Check each line below for the word "this", and copy those that have it.

_Supplied records_.
+++++

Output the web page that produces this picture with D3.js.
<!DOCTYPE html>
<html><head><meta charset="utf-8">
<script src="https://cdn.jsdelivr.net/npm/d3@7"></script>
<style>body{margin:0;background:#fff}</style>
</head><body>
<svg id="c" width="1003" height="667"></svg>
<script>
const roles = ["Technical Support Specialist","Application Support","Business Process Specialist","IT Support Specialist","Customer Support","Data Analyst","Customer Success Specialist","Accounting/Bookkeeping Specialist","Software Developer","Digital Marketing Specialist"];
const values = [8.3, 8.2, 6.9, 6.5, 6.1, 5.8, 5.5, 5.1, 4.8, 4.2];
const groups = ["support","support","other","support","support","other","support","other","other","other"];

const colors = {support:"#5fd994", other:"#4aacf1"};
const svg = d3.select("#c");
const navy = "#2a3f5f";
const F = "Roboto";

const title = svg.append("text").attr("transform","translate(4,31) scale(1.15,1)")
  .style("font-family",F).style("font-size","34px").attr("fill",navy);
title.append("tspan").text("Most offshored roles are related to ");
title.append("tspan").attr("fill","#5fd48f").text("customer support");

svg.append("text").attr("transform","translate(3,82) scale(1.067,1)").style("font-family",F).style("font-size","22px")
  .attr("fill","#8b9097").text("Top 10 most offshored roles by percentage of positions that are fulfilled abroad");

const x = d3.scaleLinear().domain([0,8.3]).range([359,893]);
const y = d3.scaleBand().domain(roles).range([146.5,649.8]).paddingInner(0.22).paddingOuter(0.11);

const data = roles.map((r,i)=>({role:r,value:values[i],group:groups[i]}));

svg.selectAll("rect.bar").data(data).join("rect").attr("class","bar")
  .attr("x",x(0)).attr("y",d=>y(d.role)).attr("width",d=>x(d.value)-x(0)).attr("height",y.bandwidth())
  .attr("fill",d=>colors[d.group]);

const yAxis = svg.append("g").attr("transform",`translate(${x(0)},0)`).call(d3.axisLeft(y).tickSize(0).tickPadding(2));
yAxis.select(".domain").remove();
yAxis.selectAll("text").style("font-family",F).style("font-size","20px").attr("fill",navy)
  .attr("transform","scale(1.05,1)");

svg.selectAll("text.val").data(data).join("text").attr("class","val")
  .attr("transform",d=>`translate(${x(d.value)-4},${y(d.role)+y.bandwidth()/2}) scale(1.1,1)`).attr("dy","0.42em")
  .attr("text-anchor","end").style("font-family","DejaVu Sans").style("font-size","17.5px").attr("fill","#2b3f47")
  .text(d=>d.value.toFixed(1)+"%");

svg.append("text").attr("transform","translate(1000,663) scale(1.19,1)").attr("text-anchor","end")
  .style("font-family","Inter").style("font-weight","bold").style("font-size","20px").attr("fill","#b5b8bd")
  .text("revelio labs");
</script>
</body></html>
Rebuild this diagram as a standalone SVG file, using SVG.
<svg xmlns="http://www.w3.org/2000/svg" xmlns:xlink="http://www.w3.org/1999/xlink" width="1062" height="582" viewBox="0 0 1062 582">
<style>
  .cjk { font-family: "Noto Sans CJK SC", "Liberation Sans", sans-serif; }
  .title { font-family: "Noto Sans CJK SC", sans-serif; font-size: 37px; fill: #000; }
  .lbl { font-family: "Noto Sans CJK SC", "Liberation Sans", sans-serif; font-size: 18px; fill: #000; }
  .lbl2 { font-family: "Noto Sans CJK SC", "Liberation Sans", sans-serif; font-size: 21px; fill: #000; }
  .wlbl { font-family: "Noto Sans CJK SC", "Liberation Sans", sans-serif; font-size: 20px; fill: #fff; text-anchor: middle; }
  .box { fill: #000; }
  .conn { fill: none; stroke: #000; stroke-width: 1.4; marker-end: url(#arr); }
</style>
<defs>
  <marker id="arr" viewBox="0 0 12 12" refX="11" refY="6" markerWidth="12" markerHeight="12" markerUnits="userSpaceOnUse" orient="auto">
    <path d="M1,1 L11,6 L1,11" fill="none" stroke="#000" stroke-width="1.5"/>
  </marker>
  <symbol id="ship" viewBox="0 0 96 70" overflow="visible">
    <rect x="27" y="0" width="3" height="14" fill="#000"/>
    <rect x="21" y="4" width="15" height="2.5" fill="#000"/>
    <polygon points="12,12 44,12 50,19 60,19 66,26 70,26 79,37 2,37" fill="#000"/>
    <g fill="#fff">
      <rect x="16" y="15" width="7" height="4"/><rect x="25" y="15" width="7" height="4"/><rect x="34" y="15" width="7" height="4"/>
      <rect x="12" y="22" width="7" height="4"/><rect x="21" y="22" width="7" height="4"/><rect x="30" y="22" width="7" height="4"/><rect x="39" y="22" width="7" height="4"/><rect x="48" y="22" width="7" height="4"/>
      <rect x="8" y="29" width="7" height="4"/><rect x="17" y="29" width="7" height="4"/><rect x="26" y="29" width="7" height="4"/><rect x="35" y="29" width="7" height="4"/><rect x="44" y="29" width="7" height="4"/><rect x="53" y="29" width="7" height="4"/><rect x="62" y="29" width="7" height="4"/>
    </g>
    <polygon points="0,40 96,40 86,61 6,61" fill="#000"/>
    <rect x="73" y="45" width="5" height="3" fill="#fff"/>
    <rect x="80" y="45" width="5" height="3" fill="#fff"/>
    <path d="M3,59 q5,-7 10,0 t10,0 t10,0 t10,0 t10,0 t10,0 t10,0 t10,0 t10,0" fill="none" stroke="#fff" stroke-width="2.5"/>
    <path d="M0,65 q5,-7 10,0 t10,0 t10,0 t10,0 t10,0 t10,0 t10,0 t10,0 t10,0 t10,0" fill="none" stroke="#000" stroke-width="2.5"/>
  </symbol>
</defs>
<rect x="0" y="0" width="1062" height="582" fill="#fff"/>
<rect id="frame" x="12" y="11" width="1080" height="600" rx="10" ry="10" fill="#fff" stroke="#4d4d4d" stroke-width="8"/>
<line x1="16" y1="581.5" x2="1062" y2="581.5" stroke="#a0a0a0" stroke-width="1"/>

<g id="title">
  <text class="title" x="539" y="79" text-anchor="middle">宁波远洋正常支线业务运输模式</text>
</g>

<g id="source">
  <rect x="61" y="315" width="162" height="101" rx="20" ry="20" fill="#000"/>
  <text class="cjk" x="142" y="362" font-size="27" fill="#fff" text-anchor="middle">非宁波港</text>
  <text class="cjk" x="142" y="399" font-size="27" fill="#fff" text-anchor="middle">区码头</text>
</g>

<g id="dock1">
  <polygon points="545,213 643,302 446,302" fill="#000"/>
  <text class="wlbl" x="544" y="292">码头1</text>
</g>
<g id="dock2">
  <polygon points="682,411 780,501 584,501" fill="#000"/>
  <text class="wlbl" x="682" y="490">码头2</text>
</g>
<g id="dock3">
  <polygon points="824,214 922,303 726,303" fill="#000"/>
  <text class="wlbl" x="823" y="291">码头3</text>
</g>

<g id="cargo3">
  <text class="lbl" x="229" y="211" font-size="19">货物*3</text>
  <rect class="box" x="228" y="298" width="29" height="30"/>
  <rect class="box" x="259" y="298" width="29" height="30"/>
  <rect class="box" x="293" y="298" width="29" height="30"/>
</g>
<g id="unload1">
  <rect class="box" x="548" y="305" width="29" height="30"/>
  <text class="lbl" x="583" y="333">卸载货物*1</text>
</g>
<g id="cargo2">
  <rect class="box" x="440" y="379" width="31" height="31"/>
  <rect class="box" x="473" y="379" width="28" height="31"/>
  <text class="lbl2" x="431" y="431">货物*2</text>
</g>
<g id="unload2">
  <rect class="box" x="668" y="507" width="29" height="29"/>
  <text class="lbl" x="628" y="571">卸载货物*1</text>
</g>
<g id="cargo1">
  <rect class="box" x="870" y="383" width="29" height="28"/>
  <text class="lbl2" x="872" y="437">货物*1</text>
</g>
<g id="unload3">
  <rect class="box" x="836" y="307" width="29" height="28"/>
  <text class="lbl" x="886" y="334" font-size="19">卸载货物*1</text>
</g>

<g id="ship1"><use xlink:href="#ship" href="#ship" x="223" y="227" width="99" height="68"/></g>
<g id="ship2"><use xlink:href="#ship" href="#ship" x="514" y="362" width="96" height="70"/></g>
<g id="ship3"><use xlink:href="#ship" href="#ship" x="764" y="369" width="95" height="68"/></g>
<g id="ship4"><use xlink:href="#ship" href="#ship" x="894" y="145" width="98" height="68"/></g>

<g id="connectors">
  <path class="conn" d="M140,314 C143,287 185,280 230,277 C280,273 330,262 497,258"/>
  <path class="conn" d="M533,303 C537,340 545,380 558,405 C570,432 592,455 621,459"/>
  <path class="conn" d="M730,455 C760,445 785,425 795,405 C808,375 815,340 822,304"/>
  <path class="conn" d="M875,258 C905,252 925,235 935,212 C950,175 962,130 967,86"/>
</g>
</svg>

+++++

_Completed exercise_.
Output the web page that produces this picture with D3.js.
Rebuild this diagram as a standalone SVG file, using SVG.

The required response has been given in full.